> _PROBLEM DESCRIPTION_:
Scan the following material for the string "matplotlib" and copy each line in which it appears.

> _Records with drawing code_:

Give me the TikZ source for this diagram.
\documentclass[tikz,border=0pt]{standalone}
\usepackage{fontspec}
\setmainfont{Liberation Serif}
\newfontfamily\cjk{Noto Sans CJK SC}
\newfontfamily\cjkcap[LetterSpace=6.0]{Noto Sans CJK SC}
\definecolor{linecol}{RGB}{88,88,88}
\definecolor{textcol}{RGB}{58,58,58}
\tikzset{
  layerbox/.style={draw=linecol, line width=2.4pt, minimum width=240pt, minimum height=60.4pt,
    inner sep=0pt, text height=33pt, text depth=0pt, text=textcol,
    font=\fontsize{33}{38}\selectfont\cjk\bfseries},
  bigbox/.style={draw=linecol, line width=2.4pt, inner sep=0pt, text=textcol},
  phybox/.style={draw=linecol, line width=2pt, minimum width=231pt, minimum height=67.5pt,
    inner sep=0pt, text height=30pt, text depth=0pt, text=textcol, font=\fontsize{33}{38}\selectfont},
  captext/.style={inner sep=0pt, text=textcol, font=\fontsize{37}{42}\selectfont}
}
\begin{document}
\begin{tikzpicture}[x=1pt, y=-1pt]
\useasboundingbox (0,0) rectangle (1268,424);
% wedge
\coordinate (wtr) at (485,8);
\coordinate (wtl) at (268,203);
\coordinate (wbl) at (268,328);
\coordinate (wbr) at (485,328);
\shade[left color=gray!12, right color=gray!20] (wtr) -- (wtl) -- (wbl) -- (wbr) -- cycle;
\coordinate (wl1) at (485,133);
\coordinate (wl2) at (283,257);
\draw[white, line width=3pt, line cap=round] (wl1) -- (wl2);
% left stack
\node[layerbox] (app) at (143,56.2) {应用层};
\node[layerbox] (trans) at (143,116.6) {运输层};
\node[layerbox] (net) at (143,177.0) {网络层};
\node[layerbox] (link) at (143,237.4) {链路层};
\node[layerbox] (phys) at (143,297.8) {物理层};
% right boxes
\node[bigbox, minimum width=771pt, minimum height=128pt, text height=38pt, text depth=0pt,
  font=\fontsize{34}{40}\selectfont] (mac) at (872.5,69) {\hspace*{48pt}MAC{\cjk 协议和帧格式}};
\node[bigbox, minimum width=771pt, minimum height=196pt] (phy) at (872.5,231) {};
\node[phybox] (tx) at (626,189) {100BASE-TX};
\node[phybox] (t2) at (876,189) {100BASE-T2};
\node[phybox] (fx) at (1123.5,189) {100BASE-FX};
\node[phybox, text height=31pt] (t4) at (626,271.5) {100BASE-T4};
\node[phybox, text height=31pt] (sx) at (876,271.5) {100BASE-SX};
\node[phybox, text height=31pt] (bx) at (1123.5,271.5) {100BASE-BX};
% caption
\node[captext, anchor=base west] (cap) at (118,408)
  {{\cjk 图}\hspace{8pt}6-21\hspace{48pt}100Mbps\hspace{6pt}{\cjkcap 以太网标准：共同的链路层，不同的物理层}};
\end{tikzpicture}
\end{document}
---
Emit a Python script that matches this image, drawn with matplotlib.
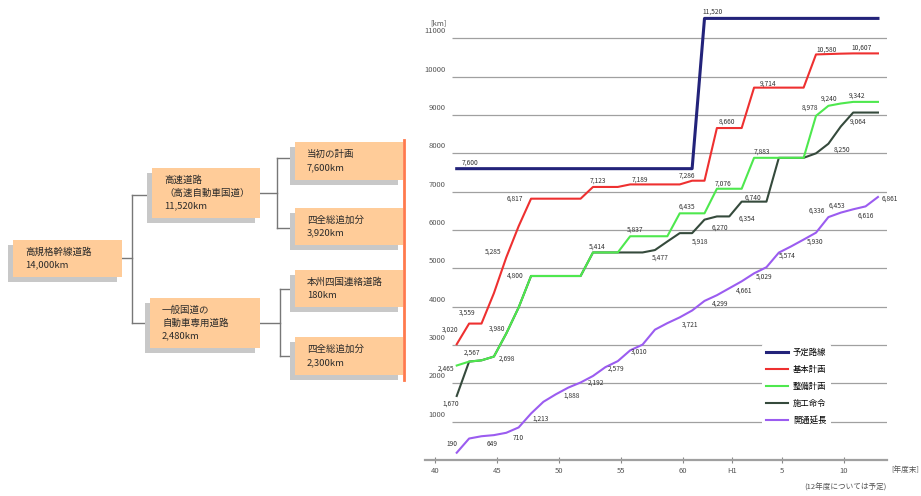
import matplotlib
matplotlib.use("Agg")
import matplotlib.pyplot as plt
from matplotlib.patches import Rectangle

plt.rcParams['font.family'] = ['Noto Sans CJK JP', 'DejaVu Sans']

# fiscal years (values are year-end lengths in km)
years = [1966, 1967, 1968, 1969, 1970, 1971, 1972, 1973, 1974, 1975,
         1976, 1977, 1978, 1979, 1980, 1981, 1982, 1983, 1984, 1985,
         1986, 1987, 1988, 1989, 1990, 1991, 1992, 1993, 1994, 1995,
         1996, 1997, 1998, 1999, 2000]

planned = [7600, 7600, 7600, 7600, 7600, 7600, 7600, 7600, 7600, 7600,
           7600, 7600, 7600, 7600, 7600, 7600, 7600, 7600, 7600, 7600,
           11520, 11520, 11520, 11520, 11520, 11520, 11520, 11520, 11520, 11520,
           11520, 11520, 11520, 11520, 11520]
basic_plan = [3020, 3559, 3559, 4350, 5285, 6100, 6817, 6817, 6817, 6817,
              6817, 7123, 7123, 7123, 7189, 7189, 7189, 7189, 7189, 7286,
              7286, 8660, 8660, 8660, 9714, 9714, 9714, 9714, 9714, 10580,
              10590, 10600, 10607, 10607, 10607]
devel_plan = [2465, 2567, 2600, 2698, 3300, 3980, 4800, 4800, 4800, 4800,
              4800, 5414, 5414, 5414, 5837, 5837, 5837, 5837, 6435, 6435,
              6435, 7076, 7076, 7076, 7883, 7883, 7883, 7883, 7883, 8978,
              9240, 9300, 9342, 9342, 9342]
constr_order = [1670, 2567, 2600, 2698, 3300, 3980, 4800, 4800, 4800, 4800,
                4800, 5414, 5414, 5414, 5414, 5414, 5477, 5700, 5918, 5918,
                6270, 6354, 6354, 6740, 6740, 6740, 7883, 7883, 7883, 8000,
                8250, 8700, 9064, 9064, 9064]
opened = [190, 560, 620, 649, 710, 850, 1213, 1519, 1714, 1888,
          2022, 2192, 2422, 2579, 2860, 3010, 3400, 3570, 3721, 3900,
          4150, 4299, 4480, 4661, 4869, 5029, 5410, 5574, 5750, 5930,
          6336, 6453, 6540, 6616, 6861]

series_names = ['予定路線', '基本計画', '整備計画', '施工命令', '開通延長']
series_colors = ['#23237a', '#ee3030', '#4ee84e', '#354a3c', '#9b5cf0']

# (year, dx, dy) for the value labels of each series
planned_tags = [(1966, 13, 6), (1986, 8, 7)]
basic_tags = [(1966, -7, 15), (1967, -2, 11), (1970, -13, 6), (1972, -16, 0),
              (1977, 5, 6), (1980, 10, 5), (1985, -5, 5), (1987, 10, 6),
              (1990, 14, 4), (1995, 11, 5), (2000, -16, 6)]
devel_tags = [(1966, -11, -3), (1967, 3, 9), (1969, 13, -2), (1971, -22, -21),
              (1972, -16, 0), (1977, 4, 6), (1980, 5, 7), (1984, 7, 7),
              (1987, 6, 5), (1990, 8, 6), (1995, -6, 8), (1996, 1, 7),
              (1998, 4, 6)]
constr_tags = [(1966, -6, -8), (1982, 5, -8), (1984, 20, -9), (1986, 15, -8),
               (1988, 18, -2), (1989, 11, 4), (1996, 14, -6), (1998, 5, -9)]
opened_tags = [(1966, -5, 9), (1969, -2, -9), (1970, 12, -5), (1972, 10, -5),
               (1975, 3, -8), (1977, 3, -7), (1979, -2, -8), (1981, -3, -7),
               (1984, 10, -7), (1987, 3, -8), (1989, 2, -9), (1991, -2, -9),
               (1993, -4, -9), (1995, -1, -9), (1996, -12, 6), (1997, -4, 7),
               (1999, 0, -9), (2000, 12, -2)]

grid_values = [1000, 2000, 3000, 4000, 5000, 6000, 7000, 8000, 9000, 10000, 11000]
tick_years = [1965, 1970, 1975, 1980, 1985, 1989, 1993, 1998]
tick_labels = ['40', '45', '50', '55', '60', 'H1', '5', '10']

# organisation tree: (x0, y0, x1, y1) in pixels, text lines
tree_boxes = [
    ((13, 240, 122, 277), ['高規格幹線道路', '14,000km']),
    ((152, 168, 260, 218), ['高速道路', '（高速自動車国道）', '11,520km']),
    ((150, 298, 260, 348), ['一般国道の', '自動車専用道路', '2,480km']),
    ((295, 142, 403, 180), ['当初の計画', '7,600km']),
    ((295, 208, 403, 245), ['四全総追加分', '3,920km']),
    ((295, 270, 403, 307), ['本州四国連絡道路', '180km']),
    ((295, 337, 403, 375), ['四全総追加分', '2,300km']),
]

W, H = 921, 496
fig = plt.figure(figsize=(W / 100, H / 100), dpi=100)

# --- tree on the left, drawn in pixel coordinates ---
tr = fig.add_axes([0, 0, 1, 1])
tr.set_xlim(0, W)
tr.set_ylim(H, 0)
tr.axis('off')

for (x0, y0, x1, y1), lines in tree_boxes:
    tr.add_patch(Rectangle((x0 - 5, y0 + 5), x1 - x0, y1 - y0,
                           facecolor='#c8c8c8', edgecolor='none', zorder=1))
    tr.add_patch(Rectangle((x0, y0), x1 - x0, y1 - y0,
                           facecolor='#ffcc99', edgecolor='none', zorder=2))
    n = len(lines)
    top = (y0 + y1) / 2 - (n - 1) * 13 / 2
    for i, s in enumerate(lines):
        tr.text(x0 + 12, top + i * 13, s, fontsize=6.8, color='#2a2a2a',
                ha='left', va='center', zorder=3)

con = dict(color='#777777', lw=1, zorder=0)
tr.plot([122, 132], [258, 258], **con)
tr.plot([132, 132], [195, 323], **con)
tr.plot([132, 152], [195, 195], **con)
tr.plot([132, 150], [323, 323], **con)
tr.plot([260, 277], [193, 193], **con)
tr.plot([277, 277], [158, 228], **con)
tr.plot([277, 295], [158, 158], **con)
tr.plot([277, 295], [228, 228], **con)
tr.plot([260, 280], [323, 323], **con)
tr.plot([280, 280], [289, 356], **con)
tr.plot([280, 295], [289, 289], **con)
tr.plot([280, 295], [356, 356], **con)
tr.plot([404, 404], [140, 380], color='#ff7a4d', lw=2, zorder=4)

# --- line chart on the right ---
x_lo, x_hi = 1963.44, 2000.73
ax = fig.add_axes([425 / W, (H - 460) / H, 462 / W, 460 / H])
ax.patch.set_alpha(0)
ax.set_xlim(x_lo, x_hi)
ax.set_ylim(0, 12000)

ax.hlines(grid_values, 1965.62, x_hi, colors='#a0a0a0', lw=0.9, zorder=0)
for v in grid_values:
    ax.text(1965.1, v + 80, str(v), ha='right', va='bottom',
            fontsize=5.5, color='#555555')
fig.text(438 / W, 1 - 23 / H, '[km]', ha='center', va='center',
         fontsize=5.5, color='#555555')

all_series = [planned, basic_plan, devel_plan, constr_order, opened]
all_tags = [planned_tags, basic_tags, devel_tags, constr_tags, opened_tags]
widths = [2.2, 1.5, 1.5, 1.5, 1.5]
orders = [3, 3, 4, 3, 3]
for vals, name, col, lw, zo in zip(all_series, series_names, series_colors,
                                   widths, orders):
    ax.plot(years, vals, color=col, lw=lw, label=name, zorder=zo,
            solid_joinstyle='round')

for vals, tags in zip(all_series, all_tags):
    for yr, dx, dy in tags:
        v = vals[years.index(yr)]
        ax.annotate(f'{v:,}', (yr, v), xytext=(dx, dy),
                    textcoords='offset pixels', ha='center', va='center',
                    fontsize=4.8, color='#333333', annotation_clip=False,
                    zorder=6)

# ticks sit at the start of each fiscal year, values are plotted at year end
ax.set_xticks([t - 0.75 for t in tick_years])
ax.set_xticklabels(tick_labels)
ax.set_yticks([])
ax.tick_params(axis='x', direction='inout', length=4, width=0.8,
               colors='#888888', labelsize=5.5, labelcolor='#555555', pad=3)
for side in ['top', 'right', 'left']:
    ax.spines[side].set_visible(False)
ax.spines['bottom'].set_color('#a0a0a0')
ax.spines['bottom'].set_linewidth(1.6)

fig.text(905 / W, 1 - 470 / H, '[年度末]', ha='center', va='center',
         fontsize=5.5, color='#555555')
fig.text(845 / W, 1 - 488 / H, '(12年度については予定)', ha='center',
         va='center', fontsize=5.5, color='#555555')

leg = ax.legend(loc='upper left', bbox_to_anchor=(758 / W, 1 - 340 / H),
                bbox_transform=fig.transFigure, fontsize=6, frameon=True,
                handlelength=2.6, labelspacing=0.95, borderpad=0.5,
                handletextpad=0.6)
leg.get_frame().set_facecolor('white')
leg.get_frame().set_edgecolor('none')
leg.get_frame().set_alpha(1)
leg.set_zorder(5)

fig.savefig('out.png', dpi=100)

> _ANSWER TO THIS EXERCISE_:
Emit a Python script that matches this image, drawn with matplotlib.
import matplotlib
matplotlib.use("Agg")
import matplotlib.pyplot as plt
from matplotlib.patches import Rectangle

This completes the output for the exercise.